The Product Rule

Theorem:

If $f$ and $g$ are functions that are differentiable at $x$, then the derivative of their product exists and is given by

$$\frac{d}{dx} \left[ f\,(x) g(x) \right] = f\,(x) g'(x) + f\,'(x) g(x)$$

Proof:

After appealing to the limit definition of the derivative, we add a well-chosen value of zero, $f\,(x+h)g(x) - f\,(x+h)g(x)$, to the numerator:

$$\begin{array}{rcl} \frac{d}{dx} \left[ f\,(x) g(x) \right] & = & \lim_{h \rightarrow 0} \ \frac{ f\,(x+h) g(x+h) - f\,(x) g(x)}{h}\\\\ & = & \lim_{h \rightarrow 0} \ \frac{ f\,(x+h) g(x+h) - f\,(x+h) g(x) + f\,(x+h) g(x) - f\,(x) g(x)}{h} \end{array}$$

We then manipulate this expression to reveal the same limits that appear in the definitions of $f\,'(x)$ and $g'(x)$.

$$\begin{array}{rcl} \frac{d}{dx} \left[ f\,(x) g(x) \right] & = & \lim_{h \rightarrow 0} \ \frac{ f\,(x+h) [g(x+h) - g(x)] + [f\,(x+h) - f\,(x)] g(x)}{h}\\\\ & = & \lim_{h \rightarrow 0} \ f\,(x+h) \cdot \frac{ g(x+h) - g(x) }{h} + \lim_{h \rightarrow 0} \ \frac{f\,(x+h) - f\,(x)}{h} \cdot g(x)\\\\ & = & \lim_{h \rightarrow 0} \ f\,(x+h) \cdot \lim_{h \rightarrow 0} \ \frac{ g(x+h) - g(x) }{h} + \lim_{h \rightarrow 0} \ \frac{f\,(x+h) - f\,(x)}{h} \cdot \lim_{h \rightarrow 0} \ g(x) \end{array}$$

Replacing these limits with $f\,'(x)$ and $g'(x)$, and noting the last limit is of a constant, we have

$$\frac{d}{dx} \left[ f\,(x) g(x) \right] = \lim_{h \rightarrow 0} \ f\,(x+h) \cdot g'(x) + f\,'(x) g(x)$$

To simplify the last limit, we note that if $f$ is differentiable at $x$, it must also be continuous there.

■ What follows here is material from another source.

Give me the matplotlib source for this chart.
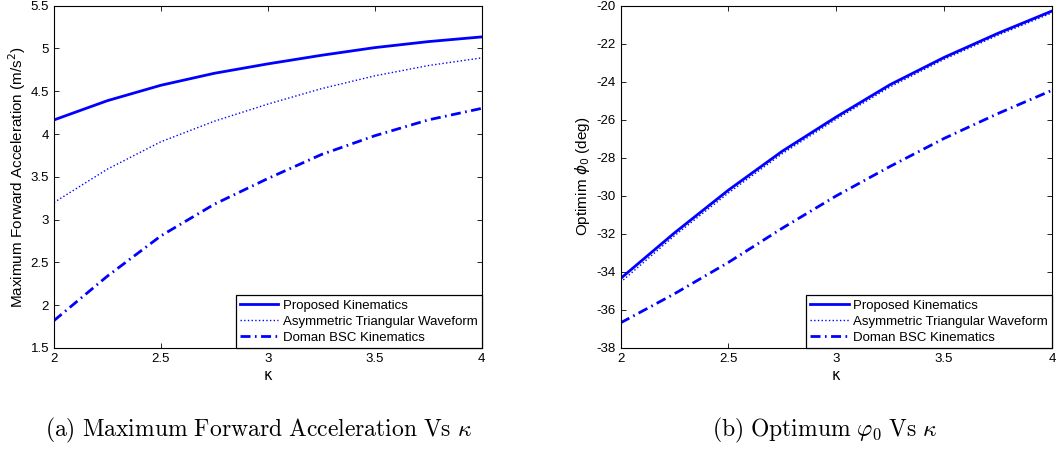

As such,

$$\lim_{h \rightarrow 0} \ f\,(x+h) = \lim_{u \rightarrow x} \ f\,(u) = f(x)$$

Making this replacement, we arrive at our desired result:

$$\frac{d}{dx} \left[ f\,(x) g(x) \right] = f\,(x) g'(x) + f\,'(x) g(x)$$ QED.